Aim of the task – Leaving the pictures out, print the lines from the first line of the listing through the line containing "import pandas as pd", exactly as they read, and no others.

Supplied material –

>> start

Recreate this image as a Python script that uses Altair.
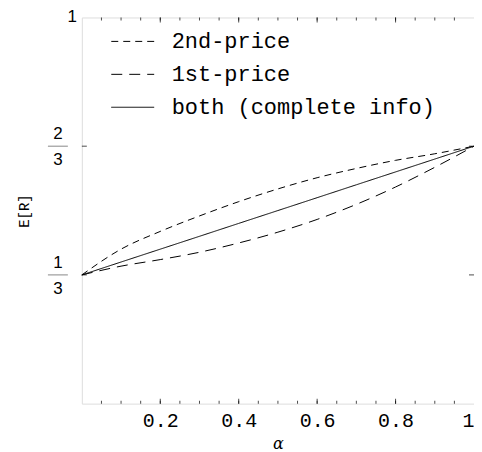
import altair as alt
import pandas as pd

# ---- data ----
alpha = [0.0, 0.1, 0.2, 0.3, 0.4, 0.5, 0.6, 0.7, 0.8, 0.9, 1.0]
second_price = [0.3333, 0.400, 0.446, 0.486, 0.523, 0.556, 0.585, 0.609, 0.630, 0.647, 0.6667]
first_price = [0.3333, 0.356, 0.373, 0.392, 0.416, 0.444, 0.477, 0.516, 0.561, 0.612, 0.6667]
both_info = [0.3333, 0.3667, 0.4, 0.4333, 0.4667, 0.5, 0.5333, 0.5667, 0.6, 0.6333, 0.6667]
series_names = ["2nd-price", "1st-price", "both (complete info)"]
series_dash = [[7, 5], [11, 7], [1, 0]]

x_label_values = [0.2, 0.4, 0.6, 0.8, 1.0]
x_minor = [round(0.05 * i, 2) for i in range(1, 20)]
x_major = [0.2, 0.4, 0.6, 0.8]
y_frac_values = [1 / 3, 2 / 3]
y_frac_num = ["1", "2"]
y_frac_den = ["3", "3"]
y_top_value = [1.0]
y_top_label = ["1"]

W, H = 393, 387

rows = []
for name, vals in zip(series_names, [second_price, first_price, both_info]):
    for a, v in zip(alpha, vals):
        rows.append({"alpha": a, "ER": v, "series": name})
df = pd.DataFrame(rows)

xscale = alt.Scale(domain=[0, 1], nice=False, zero=False)
yscale = alt.Scale(domain=[0, 1], nice=False, zero=False)

lines = alt.Chart(df).mark_line(color="black", strokeWidth=1, interpolate="monotone").encode(
    x=alt.X("alpha:Q", scale=xscale,
            axis=alt.Axis(values=x_label_values, ticks=False, domain=False, grid=False,
                          labelFont="Liberation Mono", labelFontSize=20, labelColor="black",
                          labelPadding=7,
                          labelExpr="datum.value == 1 ? '1' : format(datum.value, '.1f')",
                          title="α", titleFont="DejaVu Serif", titleFontStyle="italic",
                          titleFontWeight="normal", titleFontSize=16, titleColor="black",
                          titleY=40, titleBaseline="middle")),
    y=alt.Y("ER:Q", scale=yscale,
            axis=alt.Axis(values=[1.0], ticks=False, domain=False, grid=False,
                          labels=False,
                          title="E[R]", titleFont="Liberation Mono", titleFontSize=14,
                          titleFontWeight="normal", titleColor="black",
                          titleX=-57, titleY=H / 2, titleAngle=-90, titleBaseline="middle",
                          titleAlign="center")),
    strokeDash=alt.StrokeDash(
        "series:N",
        scale=alt.Scale(domain=series_names, range=series_dash),
        sort=series_names,
        legend=alt.Legend(orient="none", legendX=29, legendY=2, title=None,
                          symbolType="stroke", symbolSize=1849, symbolStrokeWidth=1,
                          symbolStrokeColor="black", labelFont="Liberation Mono",
                          labelFontSize=22, labelColor="black", labelOffset=17,
                          rowPadding=-1, labelLimit=400),
    ),
)

# top "1" label
top_df = pd.DataFrame({"v": y_top_value, "t": y_top_label})
top_text = alt.Chart(top_df).mark_text(font="Liberation Sans", fontSize=17, color="black",
                                       align="right", baseline="middle", dy=0).encode(
    x=alt.value(-5), y=alt.Y("v:Q", scale=yscale), text="t:N")

# fractional tick labels on y
fr = pd.DataFrame({"v": y_frac_values, "num": y_frac_num, "den": y_frac_den})
num_text = alt.Chart(fr).mark_text(font="Liberation Sans", fontSize=17, color="black",
                                   align="center", baseline="middle", dy=-12).encode(
    x=alt.value(-24), y=alt.Y("v:Q", scale=yscale), text="num:N")
den_text = alt.Chart(fr).mark_text(font="Liberation Sans", fontSize=17, color="black",
                                   align="center", baseline="middle", dy=14).encode(
    x=alt.value(-24), y=alt.Y("v:Q", scale=yscale), text="den:N")
frac_bar = alt.Chart(fr).mark_tick(orient="horizontal", color="#555555", size=20,
                                   thickness=1).encode(
    x=alt.value(-24), y=alt.Y("v:Q", scale=yscale))

# inward ticks
ly = pd.DataFrame({"v": y_frac_values})
left_ticks = alt.Chart(ly).mark_tick(orient="horizontal", color="black", size=5,
                                     thickness=1).encode(
    x=alt.value(2.5), y=alt.Y("v:Q", scale=yscale))
right_ticks = alt.Chart(ly).mark_tick(orient="horizontal", color="black", size=5,
                                      thickness=1).encode(
    x=alt.value(W - 2.5), y=alt.Y("v:Q", scale=yscale))

mx = pd.DataFrame({"v": x_minor})
Mx = pd.DataFrame({"v": x_major})
bottom_minor = alt.Chart(mx).mark_tick(orient="vertical", color="black", size=3,
                                       thickness=1).encode(
    x=alt.X("v:Q", scale=xscale), y=alt.value(H - 1.5))
bottom_major = alt.Chart(Mx).mark_tick(orient="vertical", color="black", size=5,
                                       thickness=1).encode(
    x=alt.X("v:Q", scale=xscale), y=alt.value(H - 2.5))
top_minor = alt.Chart(mx).mark_tick(orient="vertical", color="black", size=3,
                                    thickness=1).encode(
    x=alt.X("v:Q", scale=xscale), y=alt.value(1.5))
top_major = alt.Chart(Mx).mark_tick(orient="vertical", color="black", size=5,
                                    thickness=1).encode(
    x=alt.X("v:Q", scale=xscale), y=alt.value(2.5))

chart = alt.layer(
    lines, top_text, num_text, den_text, frac_bar, left_ticks, right_ticks,
    bottom_minor, bottom_major, top_minor, top_major,
).properties(
    width=W, height=H,
    autosize=alt.AutoSizeParams(type="none"),
    padding={"left": 74, "top": 9, "right": 0, "bottom": 48},
).configure_view(
    stroke="black", strokeWidth=1
).configure(background="white")

chart.save("out.html", embed_options={"renderer": "svg", "actions": False})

>> end

Exercise answer –
Recreate this image as a Python script that uses Altair.
import altair as alt
import pandas as pd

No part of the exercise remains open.